**Objective:** Retype exactly what runs from the first line of the data to the line with "const fmt = v => v.toLocaleString('en-US');", keeping both of those lines and skipping pictures.
>> begin Material provided
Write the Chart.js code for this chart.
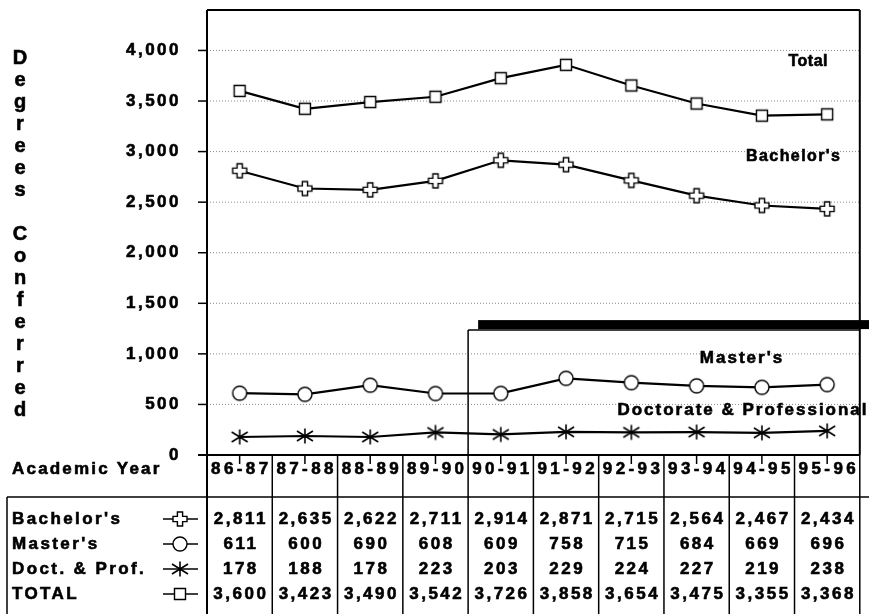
<!DOCTYPE html>
<html>
<head>
<meta charset="utf-8">
<script src="https://cdn.jsdelivr.net/npm/chart.js@4.4.1/dist/chart.umd.min.js"></script>
<style>
  html, body { margin: 0; padding: 0; background: #fff; }
  #wrap { width: 869px; height: 614px; }
</style>
</head>
<body>
<div id="wrap"><canvas id="chart" width="869" height="614"></canvas></div>
<script>
const years = ['86-87', '87-88', '88-89', '89-90', '90-91', '91-92', '92-93', '93-94', '94-95', '95-96'];
const bachelors = [2811, 2635, 2622, 2711, 2914, 2871, 2715, 2564, 2467, 2434];
const masters = [611, 600, 690, 608, 609, 758, 715, 684, 669, 696];
const doctorate = [178, 188, 178, 223, 203, 229, 224, 227, 219, 238];
const totals = [3600, 3423, 3490, 3542, 3726, 3858, 3654, 3475, 3355, 3368];
const yTicks = [0, 500, 1000, 1500, 2000, 2500, 3000, 3500, 4000];
const rowNames = ["Bachelor's", "Master's", 'Doct. & Prof.', 'TOTAL'];
const yTitle = 'Degrees Conferred';

const FONT = '"Liberation Sans", Arial, sans-serif';
const fmt = v => v.toLocaleString('en-US');

// marker images
function makeMarker(kind) {
  const c = document.createElement('canvas');
  c.width = 20; c.height = 20;
  const g = c.getContext('2d');
  g.translate(10, 10);
  g.strokeStyle = '#000';
  g.fillStyle = '#fff';
  g.lineWidth = 1.4;
  g.beginPath();
  if (kind === 'cross') {
    const a = 2.6, s = 7;
    const pts = [[-a,-s],[a,-s],[a,-a],[s,-a],[s,a],[a,a],[a,s],[-a,s],[-a,a],[-s,a],[-s,-a],[-a,-a]];
    pts.forEach((p, i) => i ? g.lineTo(p[0], p[1]) : g.moveTo(p[0], p[1]));
    g.closePath(); g.fill(); g.stroke();
  } else if (kind === 'circle') {
    g.arc(0, 0, 7, 0, Math.PI * 2);
    g.fill(); g.stroke();
  } else if (kind === 'square') {
    g.rect(-5.5, -5.5, 11, 11);
    g.fill(); g.stroke();
  } else {
    g.lineWidth = 1.6;
    g.moveTo(0, -7.5); g.lineTo(0, 7.5);
    g.moveTo(-8, -5); g.lineTo(8, 5);
    g.moveTo(-8, 5); g.lineTo(8, -5);
    g.stroke();
  }
  return c;
}
const markers = {
  bach: makeMarker('cross'),
  mast: makeMarker('circle'),
  doct: makeMarker('star'),
  tot: makeMarker('square')
};
const rowData = [bachelors, masters, doctorate, totals];
const rowMarkers = [markers.bach, markers.mast, markers.doct, markers.tot];

function txt(ctx, s, x, y, size, spacing, align) {
  ctx.font = 'bold ' + size + 'px ' + FONT;
  ctx.letterSpacing = spacing + 'px';
  ctx.textAlign = align || 'left';
  ctx.textBaseline = 'middle';
  ctx.fillStyle = '#000';
  ctx.strokeStyle = '#000';
  ctx.lineWidth = 0.6;
  const shift = align === 'center' ? spacing / 2 : (align === 'right' ? spacing : 0);
  ctx.fillText(s, x + shift, y);
  ctx.strokeText(s, x + shift, y);
}

function line(ctx, x1, y1, x2, y2, w) {
  ctx.lineWidth = w || 1.5;
  ctx.beginPath();
  ctx.moveTo(x1, y1);
  ctx.lineTo(x2, y2);
  ctx.stroke();
}

const paper = {
  id: 'paper',
  beforeDraw(chart) {
    const ctx = chart.ctx;
    ctx.save();
    ctx.fillStyle = '#fff';
    ctx.fillRect(0, 0, chart.width, chart.height);
    ctx.restore();
    ctx.letterSpacing = '2.5px';
  },
  beforeDatasetsDraw(chart) {
    const ctx = chart.ctx, a = chart.chartArea;
    const x = chart.scales.x, y = chart.scales.y;
    ctx.save();
    ctx.letterSpacing = '0px';
    // dotted grid
    ctx.strokeStyle = '#8a8a8a';
    ctx.setLineDash([1, 2]);
    yTicks.forEach(v => { if (v > 0) line(ctx, a.left, y.getPixelForValue(v), a.right, y.getPixelForValue(v), 1); });
    ctx.setLineDash([]);
    ctx.strokeStyle = '#000';
    // y tick marks
    yTicks.forEach(v => line(ctx, a.left - 9, y.getPixelForValue(v), a.left, y.getPixelForValue(v), 1.5));
    // frame
    line(ctx, a.left, a.top, a.right, a.top, 2);
    line(ctx, a.right, a.top, a.right, a.bottom, 2);
    line(ctx, a.left, a.top, a.left, chart.height, 2);
    line(ctx, a.left - 9, a.bottom, a.right, a.bottom, 2);
    // category ticks and table columns
    const half = (x.getPixelForValue(1) - x.getPixelForValue(0)) / 2;
    years.forEach((yr, i) => {
      const cx = x.getPixelForValue(i);
      line(ctx, cx, a.bottom, cx, a.bottom + 9, 1.5);
      line(ctx, cx + half, a.bottom, cx + half, chart.height, 1.5);
    });
    // boxed region
    const bx = x.getPixelForValue(3) + half;
    const by = y.getPixelForValue(1235);
    line(ctx, bx, by, a.right, by, 1.5);
    line(ctx, bx, by, bx, a.bottom, 1.5);
    ctx.fillStyle = '#000';
    ctx.fillRect(bx + 10, by - 10, chart.width - bx - 10, 9);
    ctx.restore();
  },
  afterDraw(chart) {
    const ctx = chart.ctx, a = chart.chartArea;
    const x = chart.scales.x;
    ctx.save();
    ctx.strokeStyle = '#000';
    // y title, stacked letters
    yTitle.split('').forEach((ch, i) => { if (ch !== ' ') txt(ctx, ch, 20, 58 + i * 22, 20, 0, 'center'); });
    // series labels
    txt(ctx, 'Total', 808, 62, 16, 0.5, 'center');
    txt(ctx, "Bachelor's", 793, 157, 16, 1.4, 'center');
    txt(ctx, "Master's", 741, 358, 17, 2, 'center');
    txt(ctx, 'Doctorate & Professional', 742, 410, 17, 2, 'center');
    // table header
    txt(ctx, 'Academic Year', 12, 469, 17, 2.2, 'left');
    years.forEach((yr, i) => txt(ctx, yr, x.getPixelForValue(i), 469, 17, 3.4, 'center'));
    ctx.strokeStyle = '#000';
    line(ctx, 7, 497, chart.width, 497, 1.5);
    line(ctx, 7, 497, 7, chart.height, 1.5);
    // table rows
    const rowY = [519, 544, 569, 594];
    rowNames.forEach((name, r) => {
      const ry = rowY[r];
      txt(ctx, name, 12, ry, 17, 2.4, 'left');
      line(ctx, 163, ry, 198, ry, 1.6);
      const m = rowMarkers[r];
      ctx.drawImage(m, 180 - m.width / 2, ry - m.height / 2);
      rowData[r].forEach((v, i) => txt(ctx, fmt(v), x.getPixelForValue(i), ry, 17, 2.5, 'center'));
    });
    ctx.restore();
  }
};

function series(data, marker) {
  return {
    data: data,
    borderColor: '#000',
    borderWidth: 2.2,
    pointStyle: marker,
    pointRadius: 7,
    pointHoverRadius: 7,
    tension: 0,
    fill: false
  };
}

new Chart(document.getElementById('chart'), {
  type: 'line',
  data: {
    labels: years,
    datasets: [
      series(totals, markers.tot),
      series(bachelors, markers.bach),
      series(masters, markers.mast),
      series(doctorate, markers.doct)
    ]
  },
  options: {
    responsive: false,
    animation: false,
    events: [],
    layout: { padding: { left: 0, top: 10, right: 8, bottom: 159 } },
    plugins: { legend: { display: false }, tooltip: { enabled: false } },
    scales: {
      x: { type: 'category', offset: true, display: false },
      y: {
        min: 0,
        max: 4400,
        grid: { display: false },
        border: { display: false },
        afterBuildTicks: s => { s.ticks = yTicks.map(v => ({ value: v })); },
        afterFit: s => { s.width = 207; s.paddingTop = 0; s.paddingBottom = 0; },
        ticks: {
          color: '#000',
          padding: 18,
          textStrokeColor: '#000',
          textStrokeWidth: 0.6,
          font: { family: FONT, size: 17, weight: 'bold' },
          callback: v => fmt(v)
        }
      }
    }
  },
  plugins: [paper]
});
</script>
</body>
</html>
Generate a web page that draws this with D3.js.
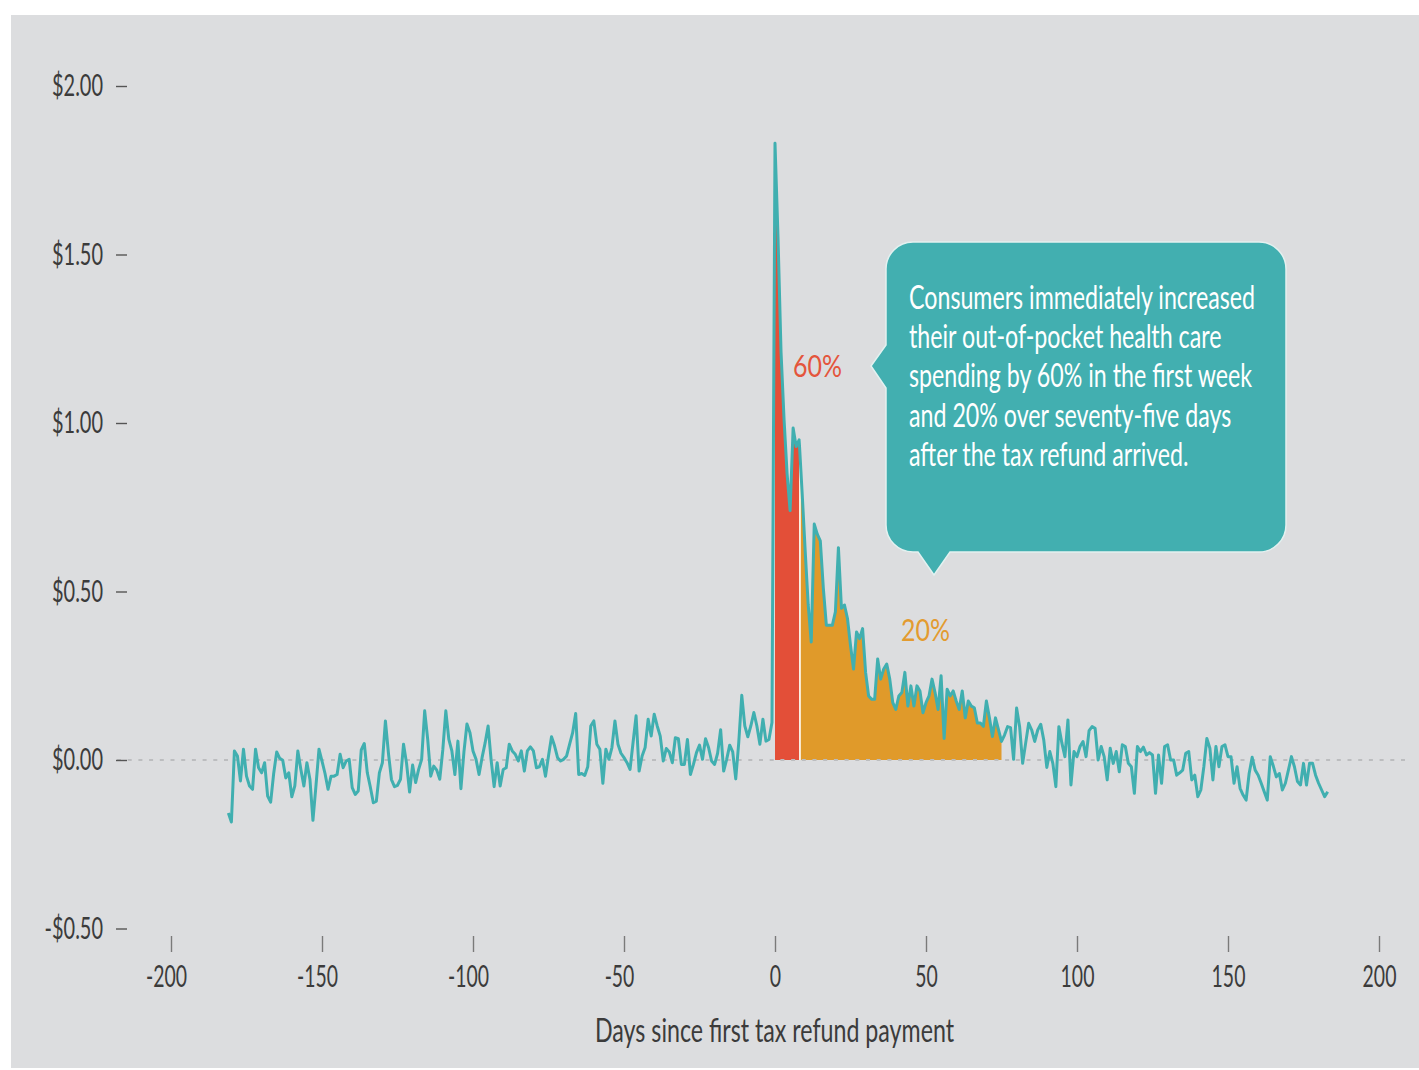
<!DOCTYPE html>
<html><head><meta charset="utf-8">
<script src="https://cdn.jsdelivr.net/npm/d3@7"></script>
<style>body{margin:0;background:#fff} svg{display:block}</style>
</head><body>
<svg id="c" width="1419" height="1070"></svg>
<script>
// ---------- data ----------
const xTicks = [-200, -150, -100, -50, 0, 50, 100, 150, 200];
const xTickLabels = ["-200", "-150", "-100", "-50", "0", "50", "100", "150", "200"];
const yTicks = [-0.5, 0, 0.5, 1, 1.5, 2];
const yTickLabels = ["-$0.50", "$0.00", "$0.50", "$1.00", "$1.50", "$2.00"];
const xTitle = "Days since first tax refund payment";
const firstDay = -181;
// daily change in out-of-pocket health spending, days -181 .. -1
const spendPre = [
-0.157,-0.184,0.027,0.012,-0.062,0.032,-0.048,-0.077,-0.087,0.032,
-0.023,-0.038,-0.008,-0.107,-0.125,-0.040,0.024,0.005,-0.001,-0.053,
-0.038,-0.109,-0.077,0.027,-0.028,-0.077,-0.008,-0.057,-0.179,-0.077,
0.032,-0.003,-0.040,-0.087,-0.048,-0.048,-0.043,0.017,-0.023,-0.003,
0.002,-0.082,-0.102,-0.092,0.030,0.049,-0.038,-0.080,-0.127,-0.122,
-0.038,-0.008,0.116,0.020,-0.058,-0.079,-0.075,-0.057,0.047,-0.010,
-0.095,-0.015,-0.067,-0.028,0.002,0.146,0.061,-0.048,-0.018,-0.030,
-0.057,0.030,0.146,0.061,0.027,-0.043,0.056,-0.085,0.024,0.107,
0.081,0.027,0.002,-0.043,0.007,0.050,0.101,
0.000,-0.079,-0.008,-0.077,-0.028,-0.023,0.047,0.027,0.017,-0.003,
0.027,-0.033,0.027,0.039,0.027,-0.023,-0.020,0.002,-0.048,0.012,
0.069,0.042,0.007,-0.003,0.002,0.012,0.047,0.081,0.138,-0.043,
-0.040,-0.046,-0.020,0.101,0.116,0.047,0.032,-0.069,0.032,0.002,
0.037,0.116,0.047,0.020,0.007,-0.008,-0.028,0.052,0.131,-0.033,
0.012,0.037,0.121,0.071,0.136,0.101,0.071,-0.003,0.034,0.024,
-0.008,0.066,0.063,-0.013,-0.013,0.061,-0.043,-0.013,0.022,0.044,
0.002,0.063,0.037,-0.003,-0.013,0.020,0.090,-0.033,0.002,0.044,
0.024,-0.056,0.052,0.192,0.101,0.069,0.101,0.141,0.101,0.047,
0.121,0.056,0.061,0.111
];
// days 0 .. 183
const spendPost = [
1.83,1.55,1.21,1.01,0.85,0.74,0.985,0.93,0.95,0.79,
0.62,0.46,0.35,0.70,0.67,0.65,0.51,0.40,0.40,0.40,
0.44,0.63,0.45,0.46,0.42,0.34,0.27,0.38,0.36,0.39,
0.26,0.19,0.18,0.18,0.30,0.24,0.27,0.285,0.24,0.17,
0.15,0.19,0.20,0.26,0.16,0.22,0.16,0.22,0.205,0.14,
0.17,0.19,0.24,0.20,0.15,0.25,0.064,0.21,0.19,0.205,
0.175,0.15,0.205,0.125,0.175,0.16,0.155,0.11,0.11,0.10,
0.175,0.125,0.07,0.125,0.09,
0.055,0.074,0.099,0.096,0.002,0.154,0.099,-0.010,0.050,0.109,
0.089,0.055,0.089,0.106,0.059,-0.022,0.025,-0.010,-0.079,0.099,
0.050,0.010,0.119,-0.074,0.025,0.010,0.040,0.055,0.010,0.087,
0.099,0.094,0.000,0.040,0.010,-0.059,0.035,-0.010,0.025,-0.035,
0.045,0.040,-0.010,-0.020,-0.099,0.040,0.025,0.038,0.015,0.022,
0.015,-0.099,0.015,-0.069,0.040,0.045,0.000,0.000,-0.045,-0.038,
-0.030,0.020,0.025,-0.059,-0.045,-0.109,-0.089,-0.020,0.064,0.035,
-0.059,0.040,-0.020,0.040,0.045,0.010,0.010,-0.069,-0.020,-0.084,
-0.104,-0.119,-0.040,0.008,-0.030,-0.045,-0.069,-0.094,-0.119,0.010,
-0.018,-0.050,-0.040,-0.089,-0.069,-0.030,0.010,-0.020,-0.064,-0.074,
-0.010,-0.074,-0.010,-0.010,-0.045,-0.069,-0.089,-0.109,-0.094
];
const firstWeek = [0, 8];      // red area (days)
const seventyFive = [8, 75];   // orange area (days)
const firstWeekLabel = "60%";
const seventyFiveLabel = "20%";
const calloutLines = [
  "Consumers immediately increased",
  "their out-of-pocket health care",
  "spending by 60% in the first week",
  "and 20% over seventy-five days",
  "after the tax refund arrived."
];

if (spendPre.length !== 181 || spendPost.length !== 184)
  throw new Error("length " + spendPre.length + " " + spendPost.length);

const series = spendPre.concat(spendPost).map((v, i) => ({ day: firstDay + i, v }));

// ---------- drawing ----------
const FONT = "Lato, 'Open Sans', 'Noto Sans', sans-serif";
const svg = d3.select("#c");
const x = d3.scaleLinear().domain([-200, 200]).range([171, 1379]);
const y = d3.scaleLinear().domain([-0.5, 2]).range([928.5, 86]);

svg.append("rect").attr("x", 11).attr("y", 15).attr("width", 1408).attr("height", 1053)
  .attr("fill", "#dcdddf");

// areas
const area = d3.area().x(d => x(d.day)).y0(y(0)).y1(d => y(d.v));
const inRange = r => series.filter(d => d.day >= r[0] && d.day <= r[1]);
svg.append("path").datum(inRange(seventyFive)).attr("d", area).attr("fill", "#e09a2a");
svg.append("path").datum(inRange(firstWeek)).attr("d", area).attr("fill", "#e34f38");
const sep = series.find(d => d.day === firstWeek[1]);
svg.append("line").attr("x1", x(sep.day) + 0.8).attr("x2", x(sep.day) + 0.8)
  .attr("y1", y(0)).attr("y2", y(sep.v)).attr("stroke", "#ffffff").attr("stroke-width", 1.6);

// zero reference line
svg.append("line").attr("x1", x(-200) - 54).attr("x2", x(200) + 32)
  .attr("y1", y(0)).attr("y2", y(0))
  .attr("stroke", "#bcbdbf").attr("stroke-width", 2).attr("stroke-dasharray", "4,6.7");

// main line
svg.append("path").datum(series)
  .attr("d", d3.line().x(d => x(d.day)).y(d => y(d.v)))
  .attr("fill", "none").attr("stroke", "#40afb0").attr("stroke-width", 3)
  .attr("stroke-linejoin", "round");

// axes
const xAxis = svg.append("g").attr("transform", "translate(0,936)")
  .call(d3.axisBottom(x).tickValues(xTicks).tickSize(16).tickPadding(14)
    .tickFormat((d, i) => xTickLabels[i]));
const yAxis = svg.append("g").attr("transform", "translate(127,0)")
  .call(d3.axisLeft(y).tickValues(yTicks).tickSize(11).tickPadding(13)
    .tickFormat((d, i) => yTickLabels[i]));
[xAxis, yAxis].forEach(g => {
  g.select(".domain").remove();
  g.selectAll(".tick line").attr("stroke", "#7a7a7a").attr("stroke-width", 1.4);
  g.selectAll("text").attr("fill", "#3b3b3b").style("font-family", FONT).style("font-size", "30px");
});
yAxis.selectAll(".tick line").attr("stroke", "#555");
// the leading hyphen hangs to the left of the centred digits
xAxis.selectAll(".tick text").attr("dx", d => d < 0 ? -5 : 0);

const title = svg.append("text").attr("x", 774.5).attr("y", 1042).attr("text-anchor", "middle")
  .attr("fill", "#3b3b3b").style("font-family", FONT).style("font-size", "32px").text(xTitle);

// labels on the areas
const labels = svg.append("g");
const lab60 = labels.append("text").attr("x", 793).attr("y", 377).attr("fill", "#e4553c")
  .style("font-family", FONT).style("font-size", "30px").text(firstWeekLabel);
const lab20 = labels.append("text").attr("x", 901).attr("y", 641).attr("fill", "#e39b2f")
  .style("font-family", FONT).style("font-size", "30px").text(seventyFiveLabel);

// callout
const bx0 = 886, by0 = 242, bx1 = 1286, by1 = 552, r = 27;
const p = d3.path();
p.moveTo(bx0 + r, by0);
p.lineTo(bx1 - r, by0); p.arcTo(bx1, by0, bx1, by0 + r, r);
p.lineTo(bx1, by1 - r); p.arcTo(bx1, by1, bx1 - r, by1, r);
p.lineTo(950, by1); p.lineTo(934, 575); p.lineTo(918, by1);
p.lineTo(bx0 + r, by1); p.arcTo(bx0, by1, bx0, by1 - r, r);
p.lineTo(bx0, 388); p.lineTo(871, 366); p.lineTo(bx0, 345);
p.lineTo(bx0, by0 + r); p.arcTo(bx0, by0, bx0 + r, by0, r);
p.closePath();
svg.append("path").attr("d", p.toString()).attr("fill", "#42afb0")
  .attr("stroke", "#e3f1f0").attr("stroke-width", 1.5);
const callout = svg.append("g");
calloutLines.forEach((t, i) => {
  callout.append("text").attr("x", 909).attr("y", 309 + i * 39.2).attr("fill", "#ffffff")
    .style("font-family", FONT).style("font-size", "33px").text(t);
});

// condense text to match the narrow typeface of the original
function condense(sel, refNode, refWidth) {
  const f = refWidth / refNode.getComputedTextLength();
  sel.each(function () {
    const w = this.getComputedTextLength();
    this.setAttribute("textLength", (w * f).toFixed(1));
    this.setAttribute("lengthAdjust", "spacingAndGlyphs");
  });
}
condense(yAxis.selectAll("text"), yAxis.selectAll("text").nodes()[5], 51);
condense(xAxis.selectAll("text"), xAxis.selectAll("text").nodes()[0], 41);
condense(title, title.node(), 359);
condense(callout.selectAll("text"), callout.select("text").node(), 346);
condense(labels.selectAll("text"), lab60.node(), 49);
</script>
</body></html>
>> end Material provided
**Answer for the task:**
Write the Chart.js code for this chart.
<!DOCTYPE html>
<html>
<head>
<meta charset="utf-8">
<script src="https://cdn.jsdelivr.net/npm/chart.js@4.4.1/dist/chart.umd.min.js"></script>
<style>
  html, body { margin: 0; padding: 0; background: #fff; }
  #wrap { width: 869px; height: 614px; }
</style>
</head>
<body>
<div id="wrap"><canvas id="chart" width="869" height="614"></canvas></div>
<script>
const years = ['86-87', '87-88', '88-89', '89-90', '90-91', '91-92', '92-93', '93-94', '94-95', '95-96'];
const bachelors = [2811, 2635, 2622, 2711, 2914, 2871, 2715, 2564, 2467, 2434];
const masters = [611, 600, 690, 608, 609, 758, 715, 684, 669, 696];
const doctorate = [178, 188, 178, 223, 203, 229, 224, 227, 219, 238];
const totals = [3600, 3423, 3490, 3542, 3726, 3858, 3654, 3475, 3355, 3368];
const yTicks = [0, 500, 1000, 1500, 2000, 2500, 3000, 3500, 4000];
const rowNames = ["Bachelor's", "Master's", 'Doct. & Prof.', 'TOTAL'];
const yTitle = 'Degrees Conferred';

const FONT = '"Liberation Sans", Arial, sans-serif';
const fmt = v => v.toLocaleString('en-US');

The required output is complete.